Directions. Print word for word the first line of the listing below and every line after it, through the line with "import matplotlib.transforms as mtransforms". Leave out the pictures and the rest.

Source excerpt.

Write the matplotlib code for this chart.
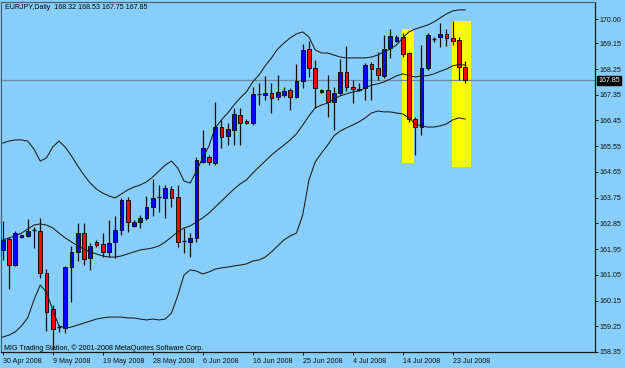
import matplotlib
matplotlib.use('Agg')
import matplotlib.pyplot as plt
from matplotlib.patches import Rectangle
import matplotlib.transforms as mtransforms

# ---------------- data ----------------
opens = [161.92, 162.30, 161.39, 162.37, 162.41, 162.62, 162.58, 161.11, 159.85, 159.24,
         159.19, 161.32, 161.85, 162.51, 161.64, 162.20, 162.13, 161.85, 162.20, 162.62,
         163.67, 162.76, 162.90, 163.04, 163.42, 163.76, 163.74, 164.05, 163.77, 162.23,
         162.20, 162.34, 165.00, 165.17, 164.96, 166.22, 165.91, 166.12, 166.64, 166.43,
         166.36, 167.38, 167.34, 167.41, 167.27, 167.34, 167.52, 167.27, 167.83, 168.95,
         168.29, 167.45, 167.52, 167.10, 167.41, 168.15, 167.62, 167.52, 167.59, 168.43,
         168.29, 168.01, 168.99, 169.23, 169.37, 168.81, 166.50, 166.22, 168.29, 169.30,
         169.37, 169.48, 169.34, 169.27, 168.32]
highs = [162.93, 162.37, 162.58, 162.48, 163.00, 162.72, 163.04, 161.25, 159.99, 159.29,
         161.36, 162.06, 162.86, 162.86, 162.16, 162.27, 162.51, 162.97, 163.11, 163.74,
         163.77, 162.97, 163.14, 163.81, 164.40, 164.19, 164.19, 164.16, 164.19, 162.69,
         162.51, 165.17, 166.12, 165.24, 167.10, 166.47, 166.36, 166.89, 166.89, 166.50,
         167.62, 167.76, 168.01, 167.76, 168.04, 167.62, 167.59, 168.43, 169.13, 169.23,
         168.57, 167.55, 168.04, 167.62, 168.60, 169.06, 167.87, 167.76, 168.46, 168.50,
         168.85, 169.44, 169.65, 169.44, 169.51, 168.85, 166.57, 169.09, 169.51, 169.37,
         169.86, 169.65, 169.93, 169.37, 168.53]
lows = [161.57, 160.55, 161.36, 162.34, 162.37, 161.99, 160.94, 159.08, 158.42, 159.05,
        159.01, 160.10, 161.53, 161.39, 161.22, 162.02, 161.67, 161.67, 161.64, 162.44,
        162.55, 162.72, 162.69, 162.97, 163.11, 163.25, 163.04, 163.42, 162.02, 161.81,
        161.67, 162.20, 164.96, 164.89, 164.89, 165.49, 165.59, 165.59, 165.59, 166.33,
        166.29, 166.99, 167.17, 166.71, 167.17, 167.27, 166.82, 167.24, 167.59, 167.97,
        166.89, 167.41, 166.57, 166.12, 167.34, 167.48, 167.06, 167.48, 167.17, 167.17,
        167.87, 167.94, 168.64, 169.20, 168.67, 166.40, 165.24, 165.94, 168.22, 169.20,
        169.02, 169.06, 169.09, 167.87, 167.75]
closes = [162.27, 161.39, 162.51, 162.44, 162.58, 162.60, 161.11, 159.75, 159.15, 159.22,
          161.32, 161.85, 162.51, 161.60, 162.06, 162.09, 161.85, 162.16, 162.62, 163.67,
          162.90, 162.90, 163.04, 163.42, 163.74, 163.77, 164.09, 163.74, 162.20, 162.24,
          162.34, 165.07, 165.49, 165.00, 166.22, 165.87, 166.15, 166.68, 166.36, 166.36,
          167.38, 167.39, 167.41, 167.24, 167.45, 167.48, 167.27, 167.83, 168.92, 168.29,
          167.59, 167.52, 167.10, 167.41, 168.15, 167.62, 167.55, 167.55, 168.39, 168.25,
          168.04, 168.95, 169.41, 169.37, 168.78, 166.50, 166.22, 168.29, 169.44, 169.31,
          169.48, 169.34, 169.23, 168.32, 167.85]

bb_upper = [165.66, 165.73, 165.77, 165.77, 165.73, 165.45, 165.03, 165.14, 165.52, 165.73,
            165.52, 165.21, 164.86, 164.54, 164.26, 164.05, 163.91, 163.81, 163.74, 163.88,
            164.02, 164.12, 164.19, 164.30, 164.47, 164.68, 164.89, 165.03, 164.79, 164.33,
            164.26, 164.68, 165.14, 165.56, 166.19, 166.47, 166.71, 166.99, 167.24, 167.45,
            167.80, 168.04, 168.36, 168.64, 168.95, 169.16, 169.34, 169.48, 169.55, 169.37,
            168.92, 168.81, 168.81, 168.74, 168.67, 168.64, 168.64, 168.64, 168.64, 168.67,
            168.74, 168.85, 168.95, 169.09, 169.34, 169.55, 169.65, 169.72, 169.79, 169.90,
            170.04, 170.18, 170.28, 170.32, 170.32]
bb_middle = [162.27, 162.34, 162.41, 162.51, 162.65, 162.79, 162.83, 162.79, 162.69, 162.51,
             162.34, 162.20, 162.06, 161.95, 161.85, 161.78, 161.71, 161.67, 161.67, 161.71,
             161.78, 161.85, 161.92, 161.95, 161.99, 162.06, 162.20, 162.37, 162.55, 162.69,
             162.76, 162.90, 163.04, 163.21, 163.42, 163.63, 163.84, 164.05, 164.23, 164.37,
             164.61, 164.82, 165.03, 165.24, 165.42, 165.59, 165.77, 165.98, 166.29, 166.61,
             166.89, 166.99, 167.06, 167.20, 167.31, 167.38, 167.45, 167.48, 167.59, 167.69,
             167.73, 167.80, 167.90, 168.01, 168.08, 168.02, 167.97, 168.01, 168.02, 168.08,
             168.17, 168.25, 168.36, 168.41, 168.39]
bb_lower = [158.87, 158.94, 159.05, 159.26, 159.54, 160.17, 160.69, 160.45, 159.82, 159.26,
            159.19, 159.22, 159.29, 159.36, 159.43, 159.50, 159.54, 159.57, 159.57, 159.57,
            159.54, 159.54, 159.50, 159.47, 159.50, 159.47, 159.50, 159.71, 160.31, 161.04,
            161.22, 161.18, 161.08, 161.15, 161.25, 161.29, 161.32, 161.36, 161.39, 161.43,
            161.53, 161.57, 161.67, 161.85, 162.06, 162.27, 162.41, 162.51, 163.14, 164.37,
            165.00, 165.31, 165.59, 165.91, 166.08, 166.19, 166.29, 166.40, 166.54, 166.71,
            166.78, 166.75, 166.75, 166.71, 166.68, 166.54, 166.33, 166.26, 166.22, 166.22,
            166.26, 166.33, 166.47, 166.54, 166.50]

price_ticks = [170.00, 169.15, 168.25, 167.35, 166.45, 165.55, 164.65, 163.75,
               162.85, 161.95, 161.05, 160.15, 159.25, 158.35]
date_tick_bars = [0, 8, 16, 24, 32, 40, 48, 56, 64, 72]
date_labels = ['30 Apr 2008', '9 May 2008', '19 May 2008', '28 May 2008', '6 Jun 2008',
               '16 Jun 2008', '25 Jun 2008', '4 Jul 2008', '14 Jul 2008', '23 Jul 2008']
bid_price = 167.85
title_text = 'EURJPY,Daily  168.32 168.53 167.75 167.85'
footer_text = 'MIG Trading Station, \u00a9 2001-2008 MetaQuotes Software Corp.'
# highlight boxes: (first bar, last bar, low price, high price)
highlights = [(63.85, 65.85, 164.95, 169.64), (71.85, 74.95, 164.83, 169.93)]

# ---------------- style ----------------
BG = '#87CEFA'
FONT = 'Liberation Sans'
FS = 5.1
W, H = 625, 368

fig = plt.figure(figsize=(W / 100, H / 100), dpi=100, facecolor=BG)
ax_l, ax_r, ax_t, ax_b = 1.5, 595.0, 1.5, 352.0
ax = fig.add_axes([ax_l / W, (H - ax_b) / H, (ax_r - ax_l) / W, (ax_b - ax_t) / H])
ax.set_facecolor(BG)

px_per_bar = 6.25
x0_px = 2.7
ax.set_xlim((ax_l - x0_px) / px_per_bar, (ax_r - x0_px) / px_per_bar)
ax.set_ylim(158.348, 170.613)

# highlight rectangles
for b0, b1, p0, p1 in highlights:
    ax.add_patch(Rectangle((b0, p0), b1 - b0, p1 - p0, facecolor='#FFFF00',
                           edgecolor='none', zorder=0.5))

# bid line
ax.axhline(bid_price, color='#6d8a9e', lw=0.9, zorder=1)

# candles
n = len(opens)
idx = list(range(n))
body_w = 0.62
for i in idx:
    o, h, l, c = opens[i], highs[i], lows[i], closes[i]
    ax.vlines(i, l, h, color='#111111', lw=0.9, zorder=2)
    up = c >= o
    col = '#0000FF' if up else '#FF0000'
    bot = min(o, c)
    hgt = abs(c - o)
    if hgt < 0.03:
        ax.hlines((o + c) / 2, i - body_w / 2, i + body_w / 2, color='#111111', lw=1.0, zorder=3)
    else:
        ax.add_patch(Rectangle((i - body_w / 2, bot), body_w, hgt, facecolor=col,
                               edgecolor='#111111', lw=0.7, zorder=3))

# Bollinger bands
for band in (bb_upper, bb_middle, bb_lower):
    ax.plot(idx, band, color='#1a1a1a', lw=0.75, zorder=4)

# spines
for s in ('left', 'top'):
    ax.spines[s].set_color('#4a5a66')
    ax.spines[s].set_linewidth(0.8)
for s in ('right', 'bottom'):
    ax.spines[s].set_color('#1a1a1a')
    ax.spines[s].set_linewidth(0.9)

# y axis on right
ax.yaxis.tick_right()
ax.set_yticks(price_ticks)
ax.set_yticklabels(['%.2f' % p for p in price_ticks], fontsize=FS, family=FONT)
ax.tick_params(axis='y', which='both', length=2.2, width=0.7, pad=1.2, colors='#111111')

# x axis
ax.set_xticks(date_tick_bars)
ax.set_xticklabels(date_labels, fontsize=FS, family=FONT)
for lab in ax.get_xticklabels():
    lab.set_horizontalalignment('left')
ax.tick_params(axis='x', which='both', length=2.2, width=0.7, pad=2.2, colors='#111111')

# bid price label box
trans = mtransforms.blended_transform_factory(ax.transAxes, ax.transData)
ax.text(1.0 + 3.5 / (ax_r - ax_l), bid_price, '%.2f' % bid_price, transform=trans,
        ha='left', va='center', color='white', fontsize=FS, family=FONT,
        bbox=dict(boxstyle='square,pad=0.15', facecolor='black', edgecolor='black'),
        clip_on=False, zorder=10)

# title & footer
fig.text(5 / W, 1 - 7.5 / H, title_text, ha='left', va='center', fontsize=FS, family=FONT,
         color='black')
fig.text(4 / W, 1 - 348.5 / H, footer_text, ha='left', va='center', fontsize=FS,
         family=FONT, color='black')

fig.savefig('out.png', dpi=100, facecolor=BG)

The completed task.
Write the matplotlib code for this chart.
import matplotlib
matplotlib.use('Agg')
import matplotlib.pyplot as plt
from matplotlib.patches import Rectangle
import matplotlib.transforms as mtransforms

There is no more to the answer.